One day, Freckles meets a naturalist, Alice Cooper, who is photographing birds. Alice asks Freckles to watch her niece, Chris, who lives nearby. Meanwhile, Chris has fallen and hurt herself. A fisherman, who ends up being Barbeau, helps her. Freckles arrives and tells Barbeau he is on private property and must leave. Later in the day, Wessner, one of John's men who is actually secretly working for Barbeau, tries to bribe Freckles while in his cabin. Freckles refuses and a fistfight breaks out, which Freckles wins. John sees this confrontation, and is pleased with how Freckles acted and assures him that he will always have a job.

A few days later, Chris and Freckles spend more time getting to know one another. While on the job, Freckles is approached by Barbeau, who tells him that his family was in the woods long before John, and they only cut what they need. He tells Freckles that he is working for the wrong side. When Freckles tells Duncan about this encounter, Duncan tells him not to listen to Barbeau's story.

The next day, Freckles learns from Alice that Chris's parents are sending her to college. Freckles stops by Chris's house and meets her father. At this point, Freckles and Chris are in love, and Freckles is worried that college will change her. They fight, and Freckles leaves. He returns to the Limberlost, where Barbeau and his men are cutting down trees. Freckles gathers MacLean and his crew to confront the lumber thieves, but they are too late. Freckles blames himself for both the theft and the thieves' escape.

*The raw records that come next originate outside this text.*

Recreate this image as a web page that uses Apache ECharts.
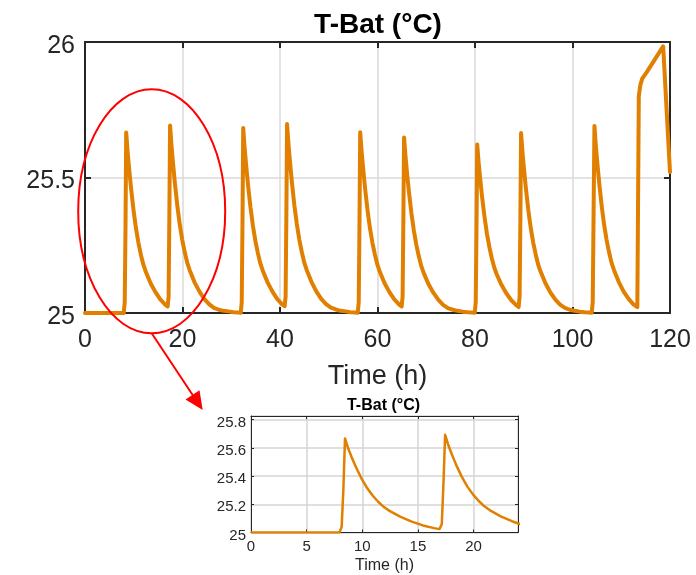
<!DOCTYPE html>
<html>
<head>
<meta charset="utf-8">
<script src="https://cdn.jsdelivr.net/npm/echarts@6/dist/echarts.min.js"></script>
<style>
html,body{margin:0;padding:0;background:#fff;}
#c{width:696px;height:575px;}
</style>
</head>
<body>
<div id="c"></div>
<script>
// ---- data: [time (h), battery temperature (°C)] ----
var day1 = [
  [0,25],[7.95,25.0],[8.15,25.04],[8.3,25.3],[8.45,25.666],
  [8.75,25.593],[9.05,25.533],[9.45,25.46],[9.95,25.38],[10.45,25.313],[10.95,25.26],[11.45,25.216],[11.95,25.18],[12.45,25.153],[13.45,25.11],[14.45,25.077],[15.45,25.05],[16.45,25.031],[16.95,25.024],
  [17.15,25.06],[17.3,25.35],[17.45,25.692],
  [17.75,25.616],[18.05,25.554],[18.45,25.477],[18.95,25.394],[19.45,25.325],[19.95,25.27],[20.45,25.225],[20.95,25.187],[21.45,25.159],[22.45,25.114],[23.45,25.08]
];
var day2 = [
  [24.45,25.052],[25.45,25.033],[26.45,25.019],[27.45,25.012],[28.45,25.008],[29.45,25.006],[30.45,25.003],[31.45,25.002],[31.95,25.001],
  [32.15,25.04],[32.3,25.32],[32.45,25.683],
  [32.75,25.608],[33.05,25.546],[33.45,25.471],[33.95,25.389],[34.45,25.321],[34.95,25.266],[35.45,25.222],[35.95,25.184],[36.45,25.157],[37.45,25.113],[38.45,25.079],[39.45,25.051],[40.45,25.032],[40.95,25.025],
  [41.15,25.06],[41.3,25.35],[41.45,25.697],
  [41.75,25.62],[42.05,25.558],[42.45,25.481],[42.95,25.397],[43.45,25.328],[43.95,25.272],[44.45,25.227],[44.95,25.188],[45.45,25.16],[46.45,25.115],[47.45,25.08]
];
var day3 = [
  [48.45,25.052],[49.45,25.033],[50.45,25.02],[51.45,25.013],[52.45,25.008],[53.45,25.006],[54.45,25.003],[55.45,25.002],[55.95,25.001],
  [56.15,25.04],[56.3,25.32],[56.45,25.667],
  [56.75,25.594],[57.05,25.534],[57.45,25.46],[57.95,25.38],[58.45,25.313],[58.95,25.26],[59.45,25.217],[59.95,25.18],[60.45,25.153],[61.45,25.11],[62.45,25.077],[63.45,25.05],[64.45,25.031],[64.95,25.024],
  [65.15,25.06],[65.3,25.33],[65.45,25.648],
  [65.75,25.577],[66.05,25.518],[66.45,25.447],[66.95,25.369],[67.45,25.305],[67.95,25.253],[68.45,25.211],[68.95,25.175],[69.45,25.149],[70.45,25.107],[71.45,25.075]
];
var day4 = [
  [72.45,25.049],[73.45,25.03],[74.45,25.018],[75.45,25.012],[76.45,25.008],[77.45,25.005],[78.45,25.003],[79.45,25.002],[79.95,25.001],
  [80.15,25.04],[80.3,25.3],[80.45,25.622],
  [80.75,25.554],[81.05,25.498],[81.45,25.429],[81.95,25.355],[82.45,25.292],[82.95,25.243],[83.45,25.202],[83.95,25.168],[84.45,25.143],[85.45,25.103],[86.45,25.072],[87.45,25.047],[88.45,25.029],[88.95,25.022],
  [89.15,25.06],[89.3,25.33],[89.45,25.664],
  [89.75,25.591],[90.05,25.531],[90.45,25.458],[90.95,25.378],[91.45,25.312],[91.95,25.259],[92.45,25.216],[92.95,25.179],[93.45,25.153],[94.45,25.11],[95.45,25.076]
];
var day5 = [
  [96.45,25.05],[97.45,25.031],[98.45,25.019],[99.45,25.012],[100.45,25.008],[101.45,25.005],[102.45,25.003],[103.45,25.002],[103.95,25.001],
  [104.15,25.04],[104.3,25.32],[104.5,25.69],
  [104.8,25.614],[105.1,25.552],[105.5,25.476],[106,25.393],[106.5,25.324],[107,25.269],[107.5,25.224],[108,25.186],[108.5,25.159],[109.5,25.114],[110.5,25.079],[111.5,25.052],[112.5,25.032],[113.3,25.022],
  [113.6,25.80],[113.9,25.84],[114.3,25.865],[115.2,25.888],[118.6,25.984],[120,25.52]
];
var tempSeries = day1.concat(day2, day3, day4, day5);

var titleText = 'T-Bat (°C)';
var xName = 'Time (h)';
var mainX = {min: 0, max: 120, interval: 20};
var mainY = {min: 25, max: 26, interval: 0.5};
var insetX = {min: 0, max: 24, interval: 5};
var insetY = {min: 25, max: 25.825, interval: 0.2};

var FONT = '"Liberation Sans", Arial, Helvetica, sans-serif';
var DARK = '#262626';
var ORANGE = '#E07F00';

function boxAxis(gridIndex, pos, rng, tickLen, lw) {
  return {
    type: 'value', gridIndex: gridIndex, position: pos,
    min: rng.min, max: rng.max, interval: rng.interval,
    axisLine: {show: true, onZero: false, lineStyle: {color: DARK, width: lw}},
    axisTick: {show: true, inside: true, length: tickLen, lineStyle: {color: DARK, width: lw}},
    axisLabel: {show: false},
    splitLine: {show: false}
  };
}

var chart = echarts.init(document.getElementById('c'));
chart.setOption({
  animation: false,
  backgroundColor: '#fff',
  title: [
    {text: titleText, left: 373, top: 6, textAlign: 'center',
     textStyle: {fontFamily: FONT, fontWeight: 'bold', fontSize: 28, color: '#000'}},
    {text: titleText, left: 378.5, top: 393, textAlign: 'center',
     textStyle: {fontFamily: FONT, fontWeight: 'bold', fontSize: 16, color: '#000'}}
  ],
  grid: [
    {left: 85, right: 26, top: 42, bottom: 262, containLabel: false},
    {left: 251, right: 178, top: 416, bottom: 42.5, containLabel: false}
  ],
  xAxis: [
    {
      type: 'value', gridIndex: 0, position: 'bottom',
      min: mainX.min, max: mainX.max, interval: mainX.interval,
      name: xName, nameLocation: 'middle', nameGap: 50,
      nameTextStyle: {fontFamily: FONT, fontSize: 27, color: DARK},
      axisLine: {show: true, onZero: false, lineStyle: {color: DARK, width: 2}},
      axisTick: {show: true, inside: true, length: 6, lineStyle: {color: DARK, width: 2}},
      axisLabel: {fontFamily: FONT, fontSize: 25, color: DARK, margin: 15},
      splitLine: {show: true, lineStyle: {color: '#dadada', width: 1.5}}
    },
    boxAxis(0, 'top', mainX, 6, 2),
    {
      type: 'value', gridIndex: 1, position: 'bottom',
      min: insetX.min, max: insetX.max, interval: insetX.interval,
      name: xName, nameLocation: 'middle', nameGap: 25,
      nameTextStyle: {fontFamily: FONT, fontSize: 16, color: DARK},
      axisLine: {show: true, onZero: false, lineStyle: {color: DARK, width: 1}},
      axisTick: {show: true, inside: true, length: 3, lineStyle: {color: DARK, width: 1}},
      axisLabel: {fontFamily: FONT, fontSize: 15, color: DARK, margin: 7, showMaxLabel: false},
      splitLine: {show: true, lineStyle: {color: '#d4d4d4', width: 1.5}}
    },
    boxAxis(1, 'top', insetX, 3, 1)
  ],
  yAxis: [
    {
      type: 'value', gridIndex: 0, position: 'left',
      min: mainY.min, max: mainY.max, interval: mainY.interval,
      axisLine: {show: true, onZero: false, lineStyle: {color: DARK, width: 2}},
      axisTick: {show: true, inside: true, length: 6, lineStyle: {color: DARK, width: 2}},
      axisLabel: {fontFamily: FONT, fontSize: 25, color: DARK, margin: 10, verticalAlign: 'top', lineHeight: 8},
      splitLine: {show: true, lineStyle: {color: '#dadada', width: 1.5}}
    },
    boxAxis(0, 'right', mainY, 6, 2),
    {
      type: 'value', gridIndex: 1, position: 'left',
      min: insetY.min, max: insetY.max, interval: insetY.interval,
      axisLine: {show: true, onZero: false, lineStyle: {color: DARK, width: 1}},
      axisTick: {show: true, inside: true, length: 3, lineStyle: {color: DARK, width: 1}},
      axisLabel: {fontFamily: FONT, fontSize: 15, color: DARK, margin: 5, verticalAlign: 'top', lineHeight: 6, showMaxLabel: false},
      splitLine: {show: true, lineStyle: {color: '#d4d4d4', width: 1.5}}
    },
    boxAxis(1, 'right', insetY, 3, 1)
  ],
  series: [
    {type: 'line', xAxisIndex: 0, yAxisIndex: 0, data: tempSeries, showSymbol: false, clip: true,
     lineStyle: {color: ORANGE, width: 4, join: 'round', cap: 'round'}},
    {type: 'line', xAxisIndex: 2, yAxisIndex: 2, data: tempSeries, showSymbol: false, clip: true,
     lineStyle: {color: ORANGE, width: 2.5, join: 'round'}}
  ],
  graphic: [
    {type: 'ellipse', shape: {cx: 151.7, cy: 211.3, rx: 73.5, ry: 122},
     style: {fill: null, stroke: '#FF0000', lineWidth: 2}, z: 100},
    {type: 'line', shape: {x1: 151.7, y1: 333.3, x2: 193, y2: 395.5},
     style: {stroke: '#FF0000', lineWidth: 2}, z: 100},
    {type: 'polygon', shape: {points: [[202.7, 410], [185.5, 399.5], [199.5, 390.2]]},
     style: {fill: '#FF0000'}, z: 100}
  ]
});
</script>
</body>
</html>
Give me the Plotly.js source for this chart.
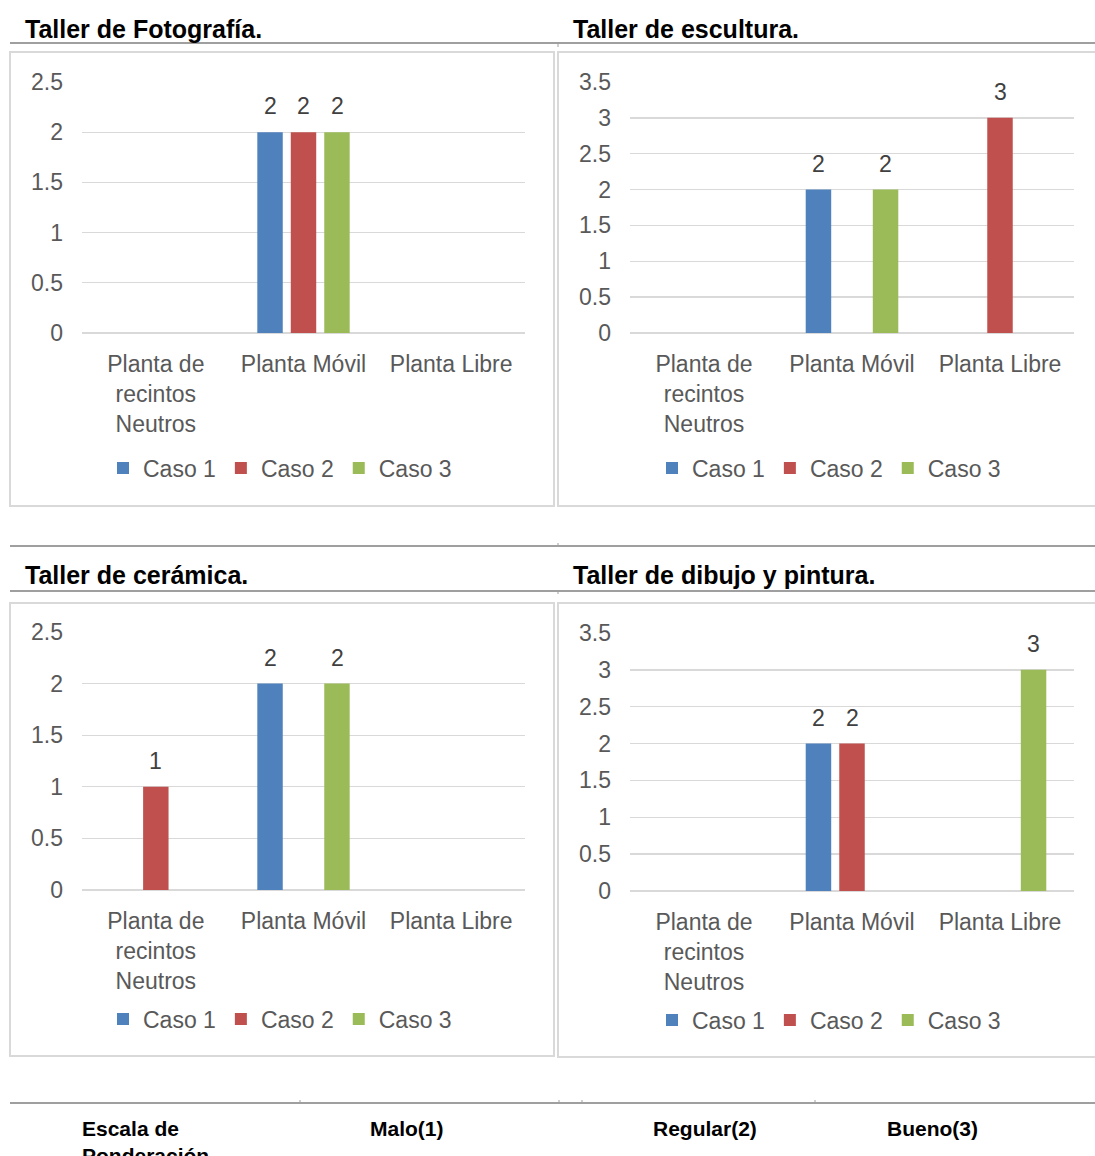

This story of love, competition, and rivalry ends with the death of Barbeau, guilt, and the union of Freckles and Chris.

==Cast==
- Martin West as Freckles
- Carol Christensen as Chris Cooper
- Jack Lambert as Duncan
- Steve Peck as Jack Barbeau
- Roy Barcroft as John McLean
- Lorna Thayer as Alice Cooper
- Ken Curtis as Wessner
- John Eldredge as Mr. Cooper

==Production==
The film was made by Robert L. Lippert's Associated Producers Inc. It was filmed on location in San Bernardino National Forest.